Queren Kalombo, 17, passed her matric with not only Bachelors, but also as top student in her grade. Her outstanding results opened doors for a bright future studying medicine. But things were not handed to her on a plate, she shares her story:

“High school was hard because I had two brothers to measure up to. Both of them were top students and everyone expected me to be like them. When I didn’t make the top ten in the first term in grade 8, it was the comments that got to me.”

She felt particularly humiliated by one comment. One of the students at her school told her that she didn’t have to worry because she was a girl. “I felt defeated by them, it felt like they were saying because I’m a girl, I wasn’t as clever as my brothers. I was determined to prove them wrong.”
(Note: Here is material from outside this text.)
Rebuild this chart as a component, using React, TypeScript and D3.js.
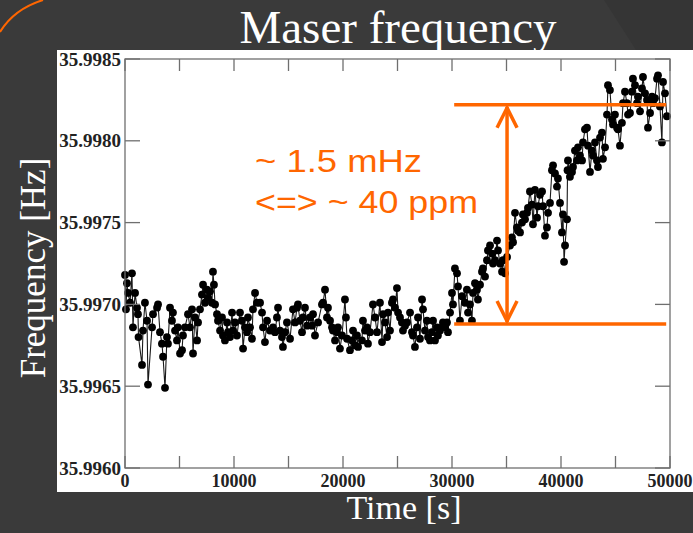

Queren surprised everyone by making it into the top ten and eventually to top student at her school. She credits her father for pushing her to keep trying.

Like most young teenagers, no one wants to be left out. Queren loved her noisy group of friends, but was moved out of her class of friends by her teachers to help her to focus.

“The teachers wanted to move me out of my class and put me in a quieter class. I was moved to a class where everyone was quiet, it was the top class. They were determined. I hated it, I was used to having people being disruptive, but eventually I focused and I became top student in the grade.”

However, she didn’t take her work seriously until another student confronted her.

“One of the students came to me and said: You are actually really clever, but you are not taking it seriously, you shouldn’t follow your friends. I was like: ‘Who are you to tell me?’ but I realised he was right.”

The matric ball might be the one thing that gets grade 12s excited, but it should never be more important than work. For Queren, it was the last of her worries:

“Everyone kept speaking about the matric ball. I was the only person who was not into it. I didn’t panic or care, I focused on my academics while everyone was busy getting shoes.”

Queren had her heart set on medicine, but her world came to a standstill when she received news she did not expect…

“I applied at UCT and Stellenbosch University. I got rejected by both for medicine and accepted for my second choices. I started panicking. I didn’t know what I wanted to do. We called Stellenbosch University, it turned out I was rejected because I was not a South African citizen and needed to apply for a residence permit because I was from the DRC, even though I moved to South Africa when I was two. It was the law of the country.”

After the news, her father went to a lawyer and they sent all her home affairs documents to SU and Stellenbosch reopened her application.

Her family was supportive of every step during her journey. She explains how her brother Jonathan, was her mentor during the year. He gave her advice and on ways to improve her English, using movies:

“He made me write essays. He told me every day to write an essay about the movies I watched. Because I watched movies every day, it worked because my essays improved.”

Ever had those moments in the classroom when you don’t understand a single thing the teacher is saying, but are too scared to ask? Queren would have none of it, she would persist until she understood:

“With physics I would demand my teacher go over sections the class didn’t teach, the others were too scared to ask. I stayed behind to do physics, I did what I could to get an A for physics.”

That contentment, knowing one did their best in the finals, is a feeling she felt as she explains:

“I was happy when I finished. I was grateful knowing I gave it my best. This was all I could give, this was my best. I was proud, some of my friends were disappointed, but I was happy knowing I gave it my all.”

Queren’s parents are both nurses, but her love for medicine goes deeper than her parents’ roots, she explains:
“I’ve never been into a hospital, because I never was seriously ill. When I was in grade 4 I went with my mother to a hospital, that is when a doctor walked up to me and handed me a lollipop. He was so kind and I asked him what he did. He told me he makes people feel better when they’re sick. I was amazed. That’s when I knew I wanted to be someone that makes others feel better.”

She continues explaining that the love and desire to help people never left her, in fact it rekindled after the death of a close family friend.

“A friend of mine from Congo was stabbed, and because he never got any medical attention, he died. It made me want to be a doctor to solve those issues. I wanted to be able to fix that problem, helping people in situations like he was in.”

During the third term of her matric year, she was still not sure where she would study the following year. She continued working as usual on improving her marks.

“I had just come home feeling depressed, but then I saw an email from Stellenbosch University, accepting me for medicine and offered me a bursary. I dropped my phone and ran to tell my family, they were excited and my mom couldn’t stop talking about the bursary.”

She gives her final words of advice to matriculants of 2018 and those to come:

“Don’t ever settle for the mediocre. Always strive to do your utmost best. Keep pushing yourself. Don’t think, because your friends are partying, that you need to do that, stay focused. There will be discouragements or frustrations along the way. Don’t give up, take it one step at a time. Sleep enough to be fresh during the day.”

Hard work and dedication surely pays off and Queren is proof of that. It doesn’t matter your race, age or gender if you truly want something, go after it.